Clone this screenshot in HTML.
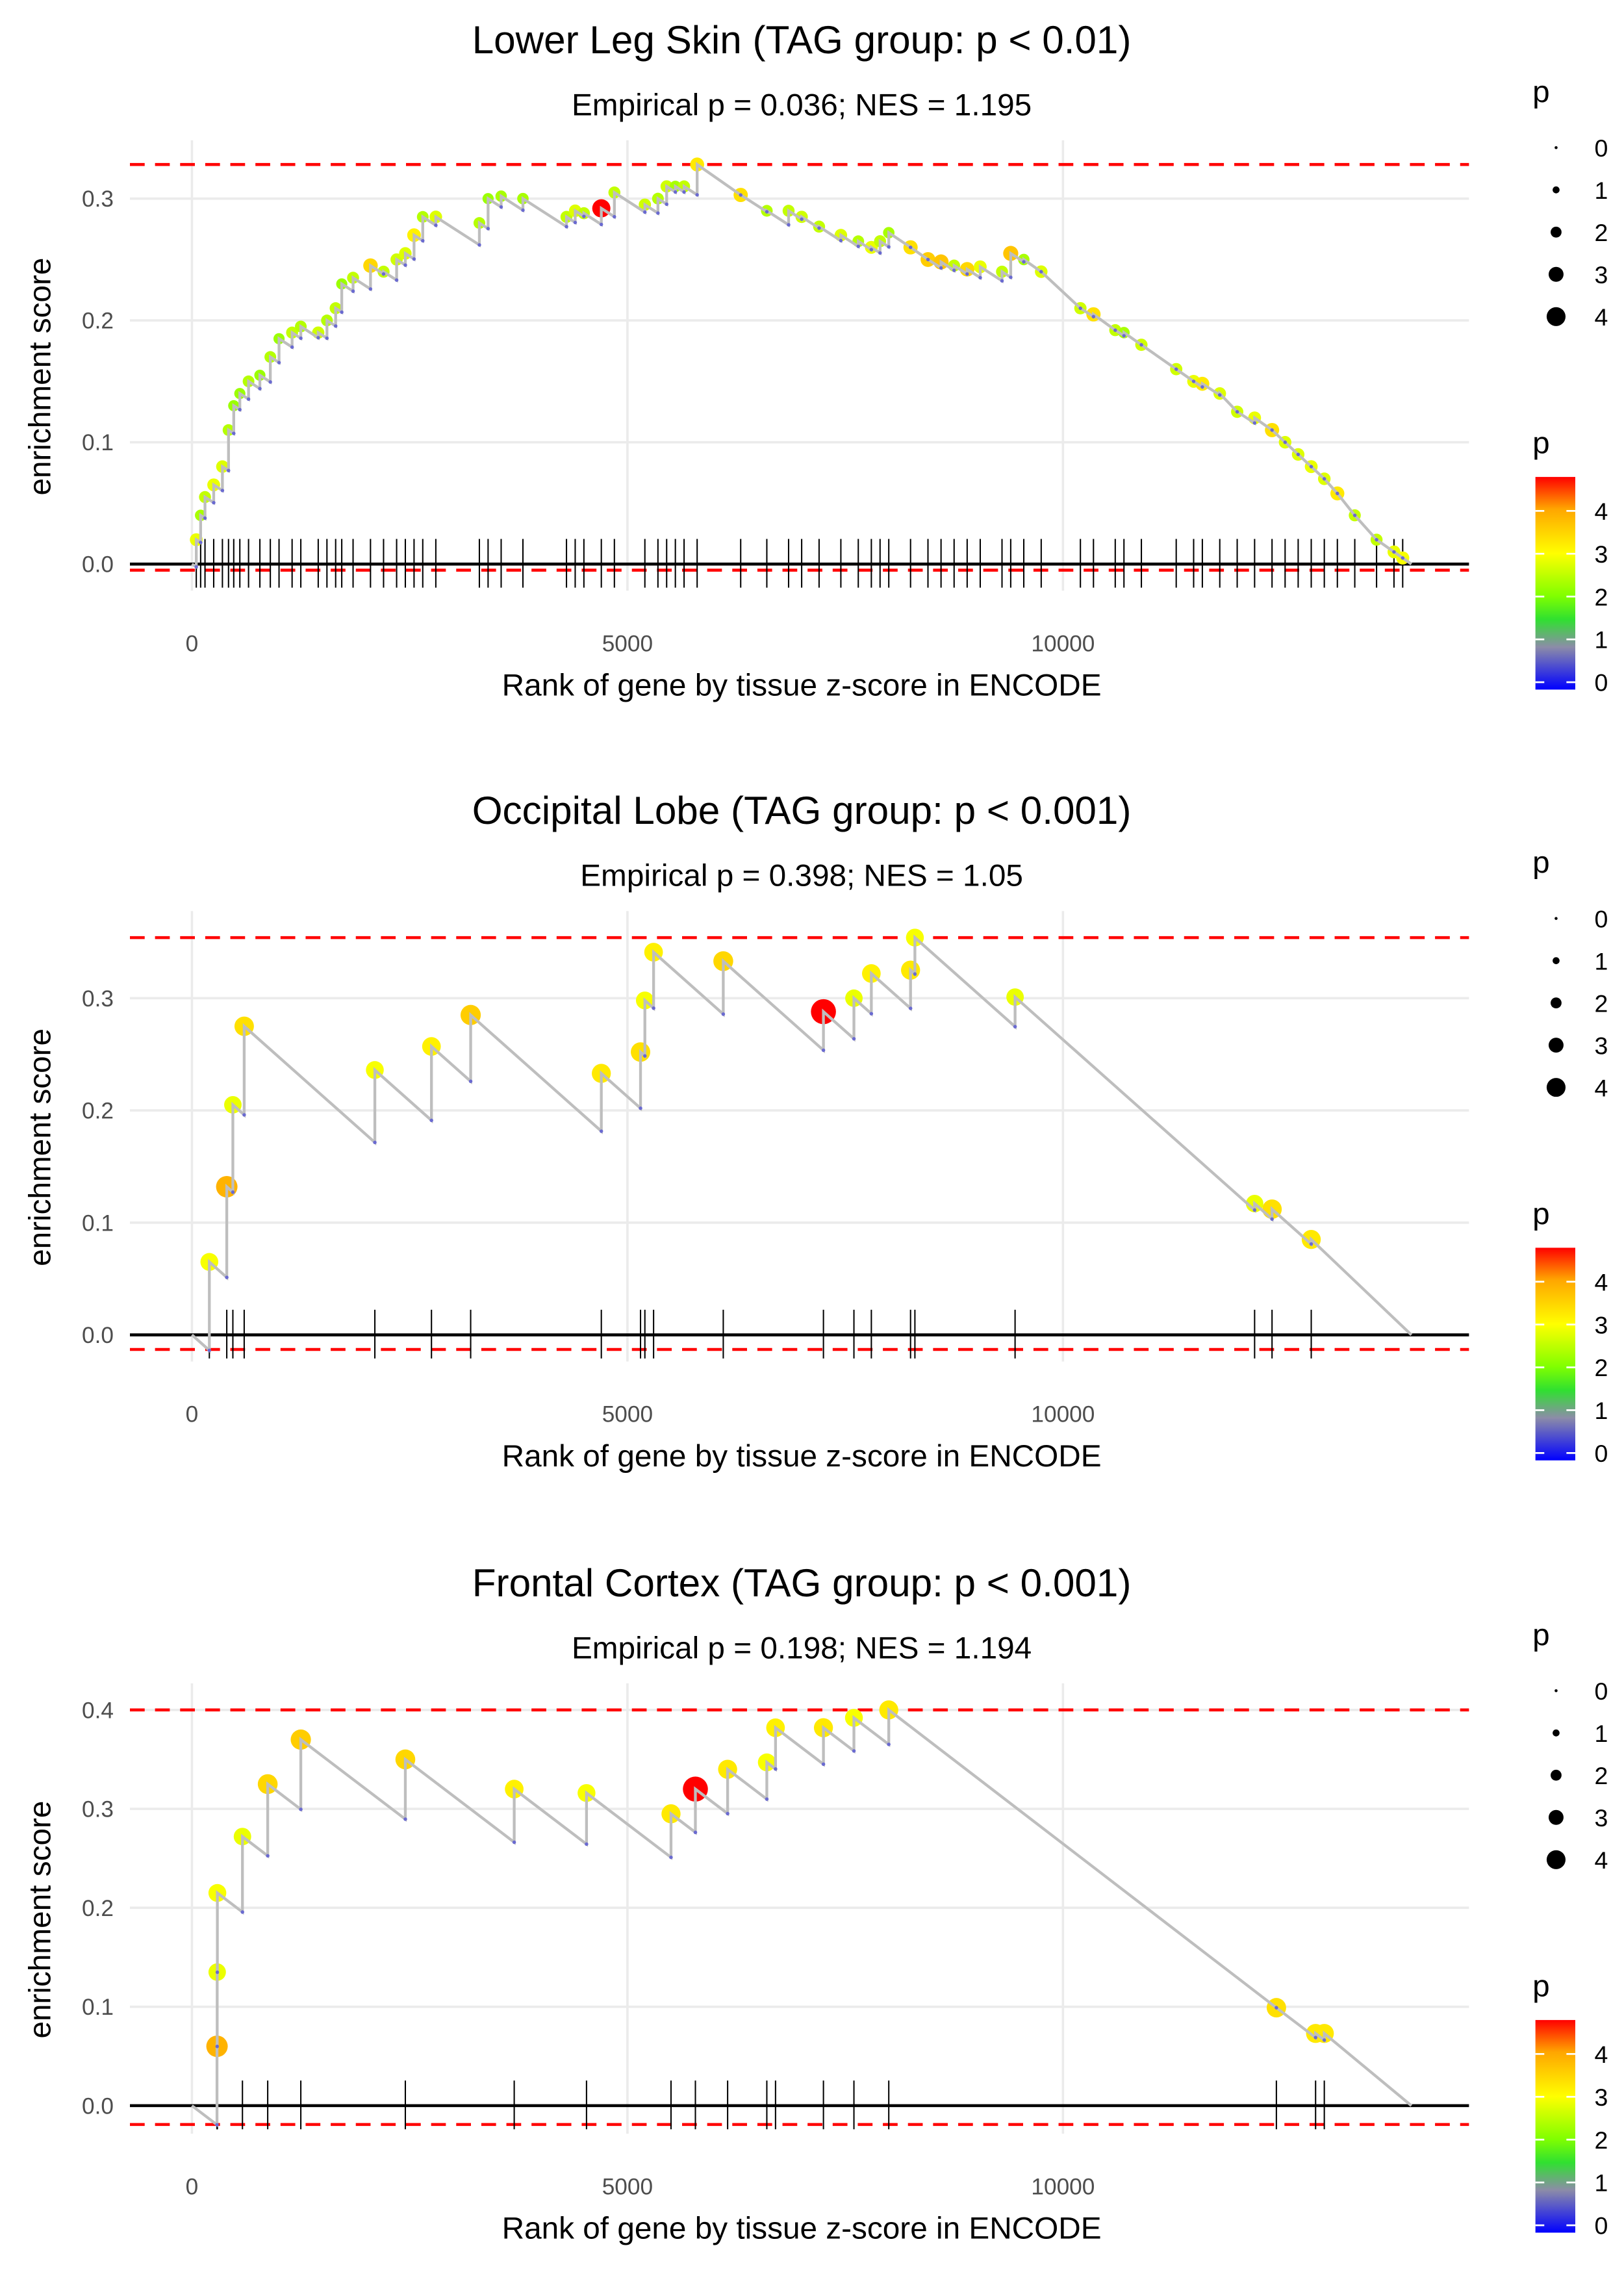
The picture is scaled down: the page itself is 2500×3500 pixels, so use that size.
<!DOCTYPE html>
<html><head><meta charset="utf-8"><style>
html,body{margin:0;padding:0;background:#fff;}
svg{display:block;font-family:"Liberation Sans",Arial,sans-serif;}
</style></head><body>
<svg id="chart" width="2500" height="3500" viewBox="0 0 1100 1540" xmlns="http://www.w3.org/2000/svg">
<defs>
<linearGradient id="pgrad" x1="0" y1="1" x2="0" y2="0">
<stop offset="0" stop-color="#0000ff"/>
<stop offset="0.2" stop-color="#8c8ca8"/>
<stop offset="0.33" stop-color="#30e030"/>
<stop offset="0.44" stop-color="#80ff00"/>
<stop offset="0.64" stop-color="#ffff00"/>
<stop offset="0.85" stop-color="#ffa500"/>
<stop offset="1" stop-color="#ff0000"/>
</linearGradient>
</defs>
</svg>
<script>
// ---------- data ----------
const xTicks = [0, 5000, 10000];
const nGenes = [14000, 14000, 14000];
const titles = ["Lower Leg Skin (TAG group: p < 0.01)", "Occipital Lobe (TAG group: p < 0.001)", "Frontal Cortex (TAG group: p < 0.001)"];
const subtitles = ["Empirical p = 0.036; NES = 1.195", "Empirical p = 0.398; NES = 1.05", "Empirical p = 0.198; NES = 1.194"];
const yTicks1 = [0.0, 0.1, 0.2, 0.3];
const yTicks2 = [0.0, 0.1, 0.2, 0.3];
const yTicks3 = [0.0, 0.1, 0.2, 0.3, 0.4];
const esMax = [0.328, 0.354, 0.4];
const esMin = [-0.005, -0.013, -0.019];
const decline = [4.6e-5, 6.9e-5, 6.7e-5];

const p1Rank = [50,100,150,250,350,420,480,550,650,780,900,1000,1150,1250,1450,1550,1650,1720,1850,2050,2200,2350,2450,2550,2650,2800,3300,3400,3550,3800,4300,4400,4500,4700,4850,5200,5350,5450,5550,5650,5800,6300,6600,6850,7000,7200,7450,7650,7800,7900,8000,8250,8450,8600,8750,8900,9050,9300,9400,9550,9750,10200,10350,10600,10700,10900,11300,11500,11600,11800,12000,12200,12400,12550,12700,12850,13000,13150,13350,13600,13800,13900];
const p1ES = [0.02,0.04,0.055,0.065,0.08,0.11,0.13,0.14,0.15,0.155,0.17,0.185,0.19,0.195,0.19,0.2,0.21,0.23,0.235,0.245,0.24,0.25,0.255,0.27,0.285,0.285,0.28,0.3,0.302,0.3,0.285,0.29,0.288,0.292,0.305,0.295,0.3,0.31,0.31,0.31,0.328,0.303,0.29,0.29,0.285,0.277,0.27,0.265,0.26,0.265,0.272,0.26,0.25,0.248,0.245,0.242,0.244,0.24,0.255,0.25,0.24,0.21,0.205,0.192,0.19,0.18,0.16,0.15,0.148,0.14,0.125,0.12,0.11,0.1,0.09,0.08,0.07,0.058,0.04,0.02,0.01,0.005];
const p1P = [2.9,2.4,2.6,2.9,2.8,2.5,2.3,2.3,2.5,2.3,2.5,2.3,2.6,2.5,2.7,2.5,2.6,2.3,2.6,3.5,2.6,2.7,2.8,3.2,2.5,2.8,2.5,2.3,2.4,2.4,2.6,2.8,2.6,4.8,2.6,2.7,2.5,2.7,2.4,2.6,3.3,3.4,2.5,2.6,2.7,2.6,2.8,2.5,2.9,2.6,2.4,3.4,3.6,3.7,2.6,3.5,2.9,2.6,3.7,2.4,2.8,2.7,3.4,2.6,2.4,2.7,2.7,2.9,3.3,2.8,2.7,2.9,3.4,2.8,2.8,2.9,2.8,3.3,2.6,2.6,2.9,3.0];

const p2Rank = [200,400,470,600,2100,2750,3200,4700,5150,5200,5300,6100,7250,7600,7800,8250,8300,9450,12200,12400,12850];
const p2ES = [0.065,0.132,0.205,0.275,0.236,0.257,0.285,0.233,0.252,0.298,0.341,0.333,0.288,0.300,0.322,0.325,0.354,0.301,0.117,0.112,0.085];
const p2P = [3.0,3.9,2.9,3.4,3.0,3.2,3.6,3.3,3.4,3.0,3.2,3.5,4.8,2.9,3.2,3.3,3.0,2.9,2.9,3.4,3.3];

const p3Rank = [288,290,292,580,870,1250,2450,3700,4530,5500,5780,6150,6600,6700,7250,7600,8000,12450,12900,13000];
const p3ES = [0.06,0.135,0.215,0.272,0.325,0.37,0.35,0.32,0.316,0.295,0.32,0.34,0.347,0.382,0.382,0.392,0.4,0.099,0.073,0.073];
const p3P = [3.9,2.9,3.0,2.9,3.5,3.6,3.5,3.2,3.0,3.3,4.8,3.3,3.0,3.2,3.3,3.0,3.3,3.4,3.3,3.3];

const legendP = [0, 1, 2, 3, 4];
const barLabels = [0, 1, 2, 3, 4];

// ---------- drawing ----------
const NS = "http://www.w3.org/2000/svg";
const svg = document.getElementById("chart");
function mk(tag, attrs, parent) {
  const e = document.createElementNS(NS, tag);
  for (const k in attrs) e.setAttribute(k, attrs[k]);
  (parent || svg).appendChild(e);
  return e;
}
const cStops = [[0,[0,0,255]],[1,[140,140,168]],[1.6,[48,224,48]],[2.1,[128,255,0]],[3.05,[255,255,0]],[4.05,[255,165,0]],[4.8,[255,0,0]]];
function pColor(p) {
  if (p <= 0) return "rgb(0,0,255)";
  for (let i = 1; i < cStops.length; i++) {
    if (p <= cStops[i][0]) {
      const a = cStops[i-1], b = cStops[i], t = (p - a[0]) / (b[0] - a[0]);
      const c = a[1].map((v, j) => Math.round(v + (b[1][j] - v) * t));
      return "rgb(" + c.join(",") + ")";
    }
  }
  return "rgb(255,0,0)";
}

const panels = [
  {off:0, y0:382, pxPer:825, yTicks:yTicks1, rank:p1Rank, es:p1ES, p:p1P, rA:1.6, rB:0.95},
  {off:522, y0:904, pxPer:760, yTicks:yTicks2, rank:p2Rank, es:p2ES, p:p2P, rA:2.0, rB:1.35},
  {off:1045, y0:1426, pxPer:670, yTicks:yTicks3, rank:p3Rank, es:p3ES, p:p3P, rA:2.0, rB:1.35}
];
const xLeft = 88, xRight = 995;
function xs(r) { return 130 + r / 5000 * 295; }

panels.forEach((P, k) => {
  const g = mk("g", {});
  
  
  const ys = v => P.y0 - v * P.pxPer;
  const top = P.off + 95, bot = P.off + 400;
  xTicks.forEach(t => {
    const l = mk("line", {x1:xs(t), x2:xs(t), y1:top, y2:bot, stroke:"#ebebeb", "stroke-width":1.6}, g);
    
    
  });
  P.yTicks.forEach(t => {
    const l = mk("line", {x1:xLeft, x2:xRight, y1:ys(t), y2:ys(t), stroke:"#ebebeb", "stroke-width":1.6}, g);
    
    
    const tx = mk("text", {x:77, y:ys(t) + 5.5, "text-anchor":"end", "font-size":15.5, fill:"#4d4d4d"}, g);
    tx.textContent = t.toFixed(1);
    
    
  });
  xTicks.forEach(t => {
    const tx = mk("text", {x:xs(t), y:P.off + 441, "text-anchor":"middle", "font-size":15.5, fill:"#4d4d4d"}, g);
    tx.textContent = String(t);
    
    
  });
  [esMax[k], esMin[k]].forEach((v, i) => {
    const l = mk("line", {x1:xLeft, x2:xRight, y1:ys(v), y2:ys(v), stroke:"#ff0000", "stroke-width":2, "stroke-dasharray":"10 7"}, g);
    
    
  });
  const z = mk("line", {x1:xLeft, x2:xRight, y1:ys(0), y2:ys(0), stroke:"#000", "stroke-width":2}, g);
  
  
  P.rank.forEach(r => {
    const l = mk("line", {x1:xs(r), x2:xs(r), y1:ys(0) - 17, y2:ys(0) + 16, stroke:"#000", "stroke-width":0.9}, g);
    
    
  });
  let prevR = 0, prevE = 0;
  const bottoms = [];
  let d = "M" + xs(0) + "," + ys(0);
  P.rank.forEach((r, i) => {
    let b = prevE - decline[k] * (r - prevR);
    if (b > P.es[i]) b = P.es[i];
    bottoms.push(b);
    d += " L" + xs(r).toFixed(2) + "," + ys(b).toFixed(2) + " L" + xs(r).toFixed(2) + "," + ys(P.es[i]).toFixed(2);
    prevR = r; prevE = P.es[i];
  });
  d += " L" + xs(nGenes[k]) + "," + ys(0);
  P.rank.forEach((r, i) => {
    const c = mk("circle", {cx:xs(r), cy:ys(P.es[i]), r:P.rA + P.rB * P.p[i], fill:pColor(P.p[i])}, g);
    
    
  });
  const path = mk("path", {d:d, fill:"none", stroke:"#bebebe", "stroke-width":1.9}, g);
  
  
  P.rank.forEach((r, i) => {
    const c = mk("circle", {cx:xs(r), cy:ys(bottoms[i]), r:1.2, fill:"#6a6ad0"}, g);
    
    
  });
  const t1 = mk("text", {x:543, y:P.off + 36, "text-anchor":"middle", "font-size":26.5, fill:"#000"}, g);
  t1.textContent = titles[k];
  
  
  const t2 = mk("text", {x:543, y:P.off + 78, "text-anchor":"middle", "font-size":21, fill:"#000"}, g);
  t2.textContent = subtitles[k];
  
  
  const xt = mk("text", {x:543, y:P.off + 471, "text-anchor":"middle", "font-size":21, fill:"#000"}, g);
  xt.textContent = "Rank of gene by tissue z-score in ENCODE";
  
  
  const yt = mk("text", {x:0, y:0, "text-anchor":"middle", "font-size":21, fill:"#000", transform:"translate(34," + (P.off + 255) + ") rotate(-90)"}, g);
  yt.textContent = "enrichment score";
  
  
  const lg = mk("g", {}, g);
  
  
  const lt = mk("text", {x:1038, y:P.off + 69, "font-size":21, fill:"#000"}, lg);
  lt.textContent = "p";
  
  
  legendP.forEach((v, i) => {
    const cy = P.off + 100 + i * 28.6;
    const c = mk("circle", {cx:1054, cy:cy, r:Math.max(1, 1 + 1.35 * v), fill:"#000"}, lg);
    
    
    const tx = mk("text", {x:1080, y:cy + 6, "font-size":16.5, fill:"#000"}, lg);
    tx.textContent = String(v);
    
    
  });
  const cg = mk("g", {}, g);
  
  
  const ct = mk("text", {x:1038, y:P.off + 307, "font-size":21, fill:"#000"}, cg);
  ct.textContent = "p";
  
  
  const bar = mk("rect", {x:1040, y:P.off + 323, width:27, height:144, fill:"url(#pgrad)"}, cg);
  
  
  barLabels.forEach(v => {
    const yy = P.off + 462 - v * 29;
    mk("line", {x1:1040, x2:1046, y1:yy, y2:yy, stroke:"#fff", "stroke-width":1.2}, cg);
    mk("line", {x1:1061, x2:1067, y1:yy, y2:yy, stroke:"#fff", "stroke-width":1.2}, cg);
    const tx = mk("text", {x:1080, y:yy + 6, "font-size":16.5, fill:"#000"}, cg);
    tx.textContent = String(v);
    
    
  });
});
</script>
</body></html>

> **INSTRUCTION**: Only the lines from the one with "The picture is" to the one with "const decline = [4.6e-5, 6.9e-5, 6.7e-5];" are wanted; extract them exactly, both ends included.

> **COMPLETED EXERCISE**:
The picture is scaled down: the page itself is 2500×3500 pixels, so use that size.
<!DOCTYPE html>
<html><head><meta charset="utf-8"><style>
html,body{margin:0;padding:0;background:#fff;}
svg{display:block;font-family:"Liberation Sans",Arial,sans-serif;}
</style></head><body>
<svg id="chart" width="2500" height="3500" viewBox="0 0 1100 1540" xmlns="http://www.w3.org/2000/svg">
<defs>
<linearGradient id="pgrad" x1="0" y1="1" x2="0" y2="0">
<stop offset="0" stop-color="#0000ff"/>
<stop offset="0.2" stop-color="#8c8ca8"/>
<stop offset="0.33" stop-color="#30e030"/>
<stop offset="0.44" stop-color="#80ff00"/>
<stop offset="0.64" stop-color="#ffff00"/>
<stop offset="0.85" stop-color="#ffa500"/>
<stop offset="1" stop-color="#ff0000"/>
</linearGradient>
</defs>
</svg>
<script>
// ---------- data ----------
const xTicks = [0, 5000, 10000];
const nGenes = [14000, 14000, 14000];
const titles = ["Lower Leg Skin (TAG group: p < 0.01)", "Occipital Lobe (TAG group: p < 0.001)", "Frontal Cortex (TAG group: p < 0.001)"];
const subtitles = ["Empirical p = 0.036; NES = 1.195", "Empirical p = 0.398; NES = 1.05", "Empirical p = 0.198; NES = 1.194"];
const yTicks1 = [0.0, 0.1, 0.2, 0.3];
const yTicks2 = [0.0, 0.1, 0.2, 0.3];
const yTicks3 = [0.0, 0.1, 0.2, 0.3, 0.4];
const esMax = [0.328, 0.354, 0.4];
const esMin = [-0.005, -0.013, -0.019];
const decline = [4.6e-5, 6.9e-5, 6.7e-5];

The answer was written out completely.